Founding Father of Funk: Roger Troutman

Roger Troutman

By Dave Austin, “Music Professor”

It seems of late that I’m spending a lot of time digging through boxes of forgotten stuff which I’ve accumulated over the years.  I’ve previously mentioned that I recently moved my operations to a new studio-office building, so I’ve been cleaning, organizing and disposing of “stuff.”  A couple of weeks back I found some material and a couple of tracks from one of my all-time favorite groups, Roger and Zapp.  Okay, I admit it, I’m a fan of funk, and in the opinion of many, Roger Troutman was at the top of the heap.

As much as anything, Roger is best known for his use of the vocoder or “talk box,” as it is often called.  With his innovative sounds, Grade A R&B and funk and a 15-person backing group, Roger scored big with his Top 5 albums “The Many Faces of Roger” (1981) and “Unlimited!” (1987).  Both of these albums also spun off #1 single hits, “I Heard it Through the Grapevine” and “I Want to be Your Man.”  Also, he collaborated with many of the top funk and R&B artists of the period, notably on 1995’s 2Pac and Dr.
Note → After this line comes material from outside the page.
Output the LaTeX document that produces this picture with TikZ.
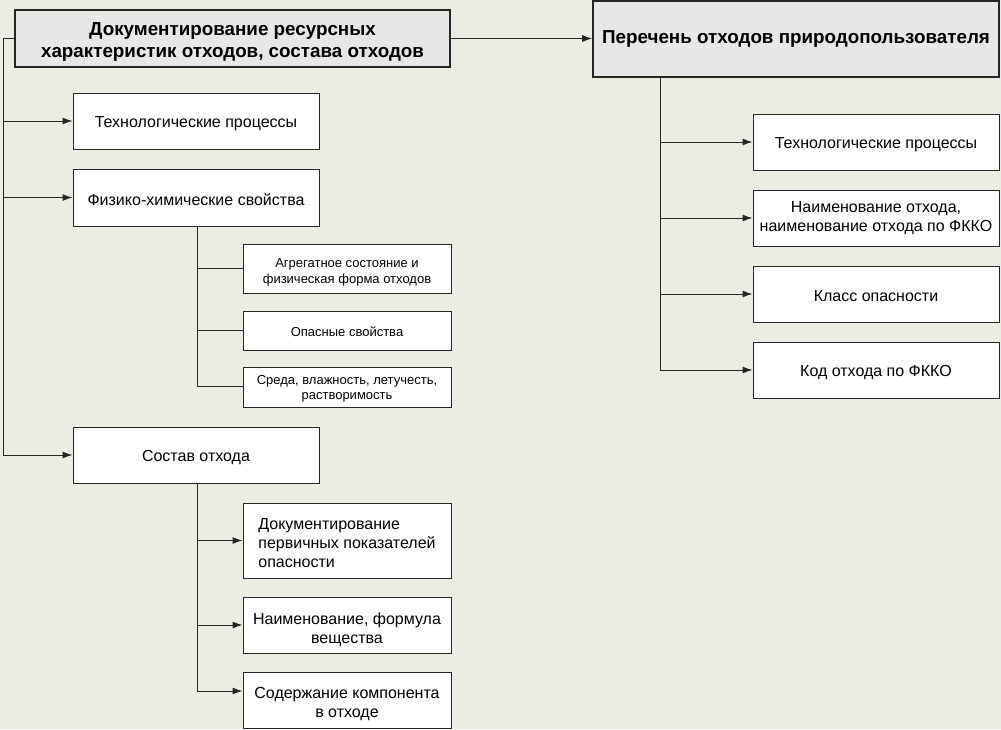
\documentclass[tikz,border=0pt]{standalone}
\usepackage{fontspec}
\setmainfont{Liberation Sans}
\usetikzlibrary{arrows.meta,calc}

\definecolor{bgcol}{HTML}{ECECE3}
\definecolor{headcol}{HTML}{E7E7E6}
\definecolor{linecol}{HTML}{252525}

\newcommand\liftby[1]{\rule{0pt}{#1}}

\tikzset{
  headbox/.style={rectangle, draw=linecol, line width=1.6pt, fill=headcol, align=center, inner sep=2pt, font=\fontsize{18.8}{22}\selectfont\bfseries},
  itembox/.style={rectangle, draw=linecol, line width=1pt, fill=white, align=center, inner sep=2pt, font=\fontsize{16}{19.5}\selectfont, execute at begin node=\rule{0pt}{1em}},
  smallbox/.style={itembox, font=\fontsize{13}{15.5}\selectfont},
  bigbox/.style={itembox, font=\fontsize{16}{19}\selectfont},
  link/.style={draw=linecol, line width=1pt},
  arr/.style={link, -{Latex[length=10pt,width=7pt]}}
}

\begin{document}
\begin{tikzpicture}[x=1pt, y=-1pt]
\fill[bgcol] (0,0) rectangle (1001,729);

\node[headbox, minimum width=435pt, minimum height=57pt] (doc) at (232.5,38.5) {\liftby{1.05em}Документирование ресурсных\\характеристик отходов, состава отходов};
\node[headbox, minimum width=406pt, minimum height=76pt] (list) at (796,39) {Перечень отходов природопользователя};

\node[itembox, minimum width=246pt, minimum height=56pt] (tech) at (196,121) {Технологические процессы};
\node[itembox, minimum width=246pt, minimum height=57pt] (phys) at (196,197.5) {Физико-химические свойства};
\node[itembox, minimum width=246pt, minimum height=56pt] (comp) at (196,455) {Состав отхода};

\node[smallbox, minimum width=208pt, minimum height=49pt] (agg) at (347,268.5) {\liftby{1.3em}Агрегатное состояние и\\физическая форма отходов};
\node[smallbox, minimum width=208pt, minimum height=39pt] (haz) at (347,330.5) {Опасные свойства};
\node[smallbox, minimum width=208pt, minimum height=40pt] (env) at (347,387) {\liftby{1em}Среда, влажность, летучесть,\\растворимость};

\node[bigbox, minimum width=208pt, minimum height=75pt, align=left] (prim) at (347,540.5) {\liftby{1.05em}Документирование\\первичных показателей\\опасности};
\node[bigbox, minimum width=208pt, minimum height=56pt] (form) at (347,625) {\liftby{1.35em}Наименование, формула\\вещества};
\node[bigbox, minimum width=208pt, minimum height=56pt] (cont) at (347,700) {\liftby{1.25em}Содержание компонента\\в отходе};

\node[itembox, minimum width=246pt, minimum height=56pt] (rtech) at (876,142) {Технологические процессы};
\node[itembox, minimum width=246pt, minimum height=56pt] (rname) at (876,218) {Наименование отхода,\\наименование отхода по ФККО};
\node[itembox, minimum width=246pt, minimum height=56pt] (rclass) at (876,294) {Класс опасности};
\node[itembox, minimum width=246pt, minimum height=56pt] (rcode) at (876,370) {Код отхода по ФККО};

\coordinate (lt) at (3,38.5);
\coordinate (pt) at (197,386);
\coordinate (st) at (197,691);
\coordinate (rt) at (660,370);

\draw[arr] (doc.east) -- (list.west |- doc.east);

\draw[link] (doc.west) -- (lt) -- (lt |- comp.west);
\foreach \n in {tech,phys,comp}
  \draw[arr] (lt |- \n.west) -- (\n.west);

\draw[link] (pt |- phys.south) -- (pt);
\foreach \n in {agg,haz}
  \draw[link] (pt |- \n.west) -- (\n.west);
\draw[link] (pt) -- (pt -| env.west);

\draw[link] (st |- comp.south) -- (st);
\foreach \n in {prim,form}
  \draw[arr] (st |- \n.west) -- (\n.west);
\draw[arr] (st) -- (st -| cont.west);

\draw[link] (rt |- list.south) -- (rt);
\foreach \n in {rtech,rname,rclass,rcode}
  \draw[arr] (rt |- \n.west) -- (\n.west);
\end{tikzpicture}
\end{document}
Dre hit, “California Love” and Keith Sweat’s 1994 #1, “Put Your Lovin’ Through the Test.”

Despite his many achievements, Roger Troutman, along with his brother, came to a tragic end on the morning of April 25, 1999, when he was found with multiple gunshot wounds outside his studio in Dayton, Ohio.  Adding to the tragedy, Roger’s brother, Larry, was discovered a short time later in his car a few blocks away, dead from a self-inflicted gunshot wound to the head.  Although there apparently were no witnesses to the crime, it is speculated that an ongoing dispute between the brothers over Larry’s financial problems and Roger’s wish to end their business partnership climaxed with the shooting.  Sadly, for the Troutman family, in March of 2012, Roger’s son, Roger Lynch Troutman, Jr., was arrested and charged with murdering his girlfriend.
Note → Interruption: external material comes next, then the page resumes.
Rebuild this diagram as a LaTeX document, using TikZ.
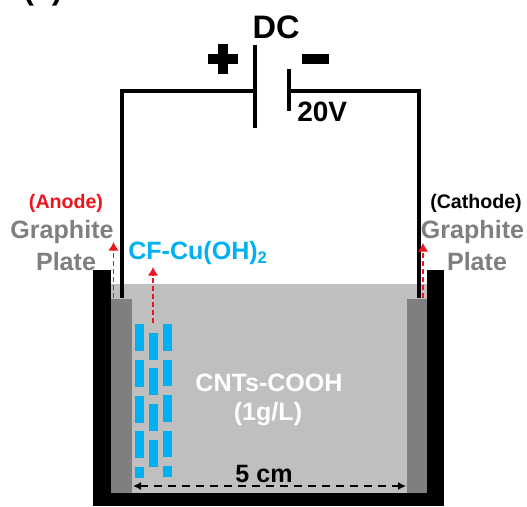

Roger first gained attention when he played on Parliament-Funkadelic’s final Warner Brothers album, “The Electric Spanking of War Babies.”  Although he had bands previously (The Crusaders, Little Roger & The Vels, Roger & the Human Body, “discovered” by George Clinton and signed as Zapp in 1979, the newly minted band made their debut on the first and only Funk Music Awards show.  The following year, they were signed by Warner Brothers Records and released their self-titled debut album which gave us the #2 “More Bounce to the Ounce” in 1980.

Between 1980 and 1985, Zapp produced three gold albums and Top Ten hits including “Be Alright,” “Dance Floor,” “I Can Make You Dance” and “It Really Doesn’t Matter.”  However, the magic ran out in 1989 as the band’s music failed to score.  Down but not out, their biggest-selling album came in 1993 with the release of “Zap & Roger: All the Greatest Hits,” featuring remixes of their singles and a new single, “Slow and Easy.”

Along with his career as a solo artist, and as a member of Zapp, Troutman was also a much-in-demand producer and writer for a number of other artists including The Persuaders, Shirley Murdock and Elvis Costello.

Troutman’s legacy includes being regarded as part of the backbone of hip-hop and the template for later musicians who used the computer to shape their music.  He has also provided a catalogue of music which has inspired 30 years of hits.  Much like Marvin Gaye, one can only wonder what this tireless creative man could have accomplished had he lived.  However, he left behind a wealth of great music for past and future fans to enjoy throughout the years to come.